Fig 2. Decoding accuracy results.

(A) Full model (i.e., all channels and time windows) decoding accuracy of vocal versus nonvocal for each patient. Dark and light blue bars correspond to NatS results with speech stimuli included or excluded, respectively (e.g., light blue is nonspeech human vocalizations versus nonvocal auditory stimuli). White dots represent statistical significance (p < 0.01, Bonferroni corrected, permutation tests). (B) Sliding window results. Vertical lines represent stimulus offset for the 2 tasks, with horizontal lines showing fraction of patients with statistically significant decoding in that window (p < 0.001, FDR corrected, cluster-based permutation tests). (C) Cross-task decoding accuracy, with color indicating the training set (white: p < 0.01, red: p < 0.05, Bonferroni corrected, permutation tests). Associated data are located on Zenodo in the Fig 2 folder (doi: 10.5281/zenodo.6544488). FDR, false discovery rate; NatS, Natural Sounds; VL, Voice Localizer.

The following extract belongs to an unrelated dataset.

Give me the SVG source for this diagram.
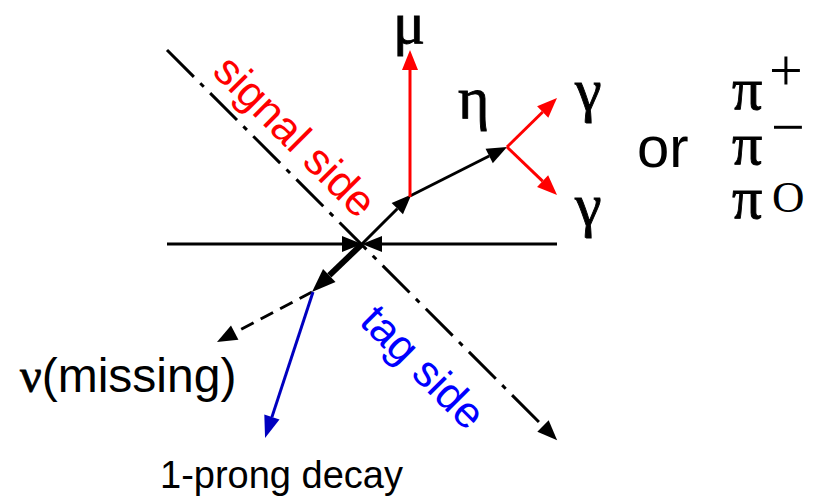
<svg xmlns="http://www.w3.org/2000/svg" width="821" height="498" viewBox="0 0 821 498">
<style>
.ln{fill:none;stroke-linecap:butt}
.k{stroke:#000}
.r{stroke:#ff0000}
.b{stroke:#0000c0}
.sans{font-family:"Liberation Sans",Arial,sans-serif}
.ser{font-family:"Liberation Serif","Times New Roman",serif}
.gk{font-family:"Liberation Serif","Times New Roman",serif;stroke:#000;stroke-width:0.9}
</style>
<defs>
<marker id="ak" markerUnits="userSpaceOnUse" markerWidth="20" markerHeight="16" refX="0" refY="8" orient="auto" viewBox="0 0 20 16" overflow="visible"><path d="M0,0 L20,8 L0,16 z" fill="#000"/></marker>
<marker id="akb" markerUnits="userSpaceOnUse" markerWidth="24" markerHeight="18" refX="0" refY="9" orient="auto" viewBox="0 0 24 18" overflow="visible"><path d="M0,0 L24,9 L0,18 z" fill="#000"/></marker>
<marker id="ar" markerUnits="userSpaceOnUse" markerWidth="20" markerHeight="16" refX="0" refY="8" orient="auto" viewBox="0 0 20 16" overflow="visible"><path d="M0,0 L20,8 L0,16 z" fill="#ff0000"/></marker>
<marker id="ab" markerUnits="userSpaceOnUse" markerWidth="22" markerHeight="16" refX="0" refY="8" orient="auto" viewBox="0 0 22 16" overflow="visible"><path d="M0,0 L22,8 L0,16 z" fill="#0000c0"/></marker>
</defs>
<g id="connectors">
<line class="ln k" x1="167" y1="244" x2="342" y2="244" stroke-width="3" marker-end="url(#ak)"/>
<line class="ln k" x1="557" y1="244" x2="382" y2="244" stroke-width="3" marker-end="url(#ak)"/>
<line class="ln k" x1="167" y1="50" x2="543" y2="426" stroke-width="3" stroke-dasharray="38 9 5 9" marker-end="url(#ak)"/>
<line class="ln k" x1="362" y1="244" x2="397.3" y2="208.7" stroke-width="3" marker-end="url(#ak)"/>
<line class="ln k" x1="362" y1="244" x2="329.3" y2="275.4" stroke-width="6" marker-end="url(#akb)"/>
<line class="ln k" x1="410" y1="196" x2="489.2" y2="156" stroke-width="3" marker-end="url(#ak)"/>
<line class="ln r" x1="410" y1="197" x2="410" y2="70" stroke-width="3" marker-end="url(#ar)"/>
<line class="ln r" x1="507" y1="147" x2="542.7" y2="112" stroke-width="3" marker-end="url(#ar)"/>
<line class="ln r" x1="507" y1="147" x2="542.6" y2="181.1" stroke-width="3" marker-end="url(#ar)"/>
<line class="ln k" x1="312" y1="292" x2="234.7" y2="332.7" stroke-width="3" stroke-dasharray="14 8" marker-end="url(#ak)"/>
<line class="ln b" x1="313" y1="292" x2="271.9" y2="417.1" stroke-width="3" marker-end="url(#ab)"/>
</g>
<g id="signal-side"><text class="sans" transform="translate(211,73) rotate(45)" font-size="44" fill="#ff0000">signal side</text></g>
<g id="tag-side"><text class="sans" transform="translate(358,323) rotate(45)" font-size="44" fill="#0000ff">tag side</text></g>
<g id="mu"><text class="gk" x="393" y="43" font-size="60">μ</text></g>
<g id="eta"><text class="gk" x="458" y="118" font-size="60">η</text></g>
<g id="gamma1"><text class="gk" x="575" y="110" font-size="60">γ</text></g>
<g id="gamma2"><text class="gk" x="575" y="225" font-size="60">γ</text></g>
<g id="or"><text class="sans" x="637" y="167" font-size="58">or</text></g>
<g id="pions">
<text class="gk" x="732" y="109" font-size="60">π</text>
<text class="gk" x="732" y="164" font-size="60">π</text>
<text class="gk" x="732" y="218" font-size="60">π</text>
<text class="ser" x="769" y="90" font-size="60">+</text>
<text class="ser" x="771" y="147" font-size="60">−</text>
<text class="ser" x="772" y="212" font-size="45">O</text>
</g>
<g id="neutrino"><text x="20" y="392" font-size="48"><tspan class="gk">ν</tspan><tspan class="sans">(missing)</tspan></text></g>
<g id="prong"><text class="sans" x="160" y="488" font-size="38">1-prong decay</text></g>
</svg>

Fig 3. Single channel results.

(A) HGA separability between vocal and nonvocal NatS stimuli, across all patients. Channel sizes are proportional to t-statistics comparing auditory response magnitude between 500 ms pre- and poststimulus onset windows, same as Fig 1D. (B) HGA for 2 example channels located in PT (upper panel) and uSTS (lower panel). Black bars show clusters of significantly different timepoints; V–NV separability (panels A, E) is the sum of all clusters for a given channel. Note that while both channels achieve V–NV separability throughout the duration of the stimulus, the magnitude of the nonvocal response differs between the 2 channels, with the NV response of the uSTS channel returning near baseline after the initial onset window. In contrast, the V response remains elevated in both onset and sustained windows, for both the PT and uSTS channels. (C) Mean HGA averaged across 2 different windows: onset (0 to 500 ms) and sustained (500 to 2,000 ms). (D) The HGA ratio is calculated as the difference between vocal and nonvocal responses, relative to their sum. This metric, spanning from −1 to 1, describes a channel’s vocal category preference strength: a value near 1 (or −1) represents a channel that responds only to vocal (or nonvocal) stimuli, while a value of 0 represents equal HGA responses to both stimulus categories. (E) All channels with V–NV separability exhibit onset responses to both stimulus categories: in this early window, HGA ratios reveal that STG and STS (compared to STP) shows a slightly diminished response to nonvocal relative to vocal stimuli. During the sustained window, a strong preference for vocal stimuli emerges in STG and STS, while nonvocal responses return near silent baseline. Associated data are located on Zenodo in the Fig 3B–3D folder (doi: 10.5281/zenodo.6544488). HGA, high-gamma activity; NatS, Natural Sounds; PT, planum temporale; STG, superior temporal gyrus; STP, supratemporal plane; STS, superior temporal sulcus; uSTS, upper STS; V–NV, vocal–nonvocal.

Fig 4. Encoding model results.

Linear regression encoding models suggest that STP is primarily driven by acoustic features, while STG and STS responses are much more influenced by category-like information. Model inputs consisted of both low- and high-level acoustic features such as loudness, MFCCs, spectral flux, and relative formant ratios. Full models also included a binary feature indicating vocal category membership. Likelihood ratio test statistics compare this full model to a nested, acoustic-only model and thus describe the improvement conferred by V–NV class information. Well-fit channels in STP are modeled best by acoustic features throughout both the onset and sustained windows. Meanwhile, STG and STS channels also perform well and benefit from the addition of category-level information, with a slight skew toward the later sustained window. STG, superior temporal gyrus; STP, supratemporal plane; STS, superior temporal sulcus; V–NV, vocal–nonvocal.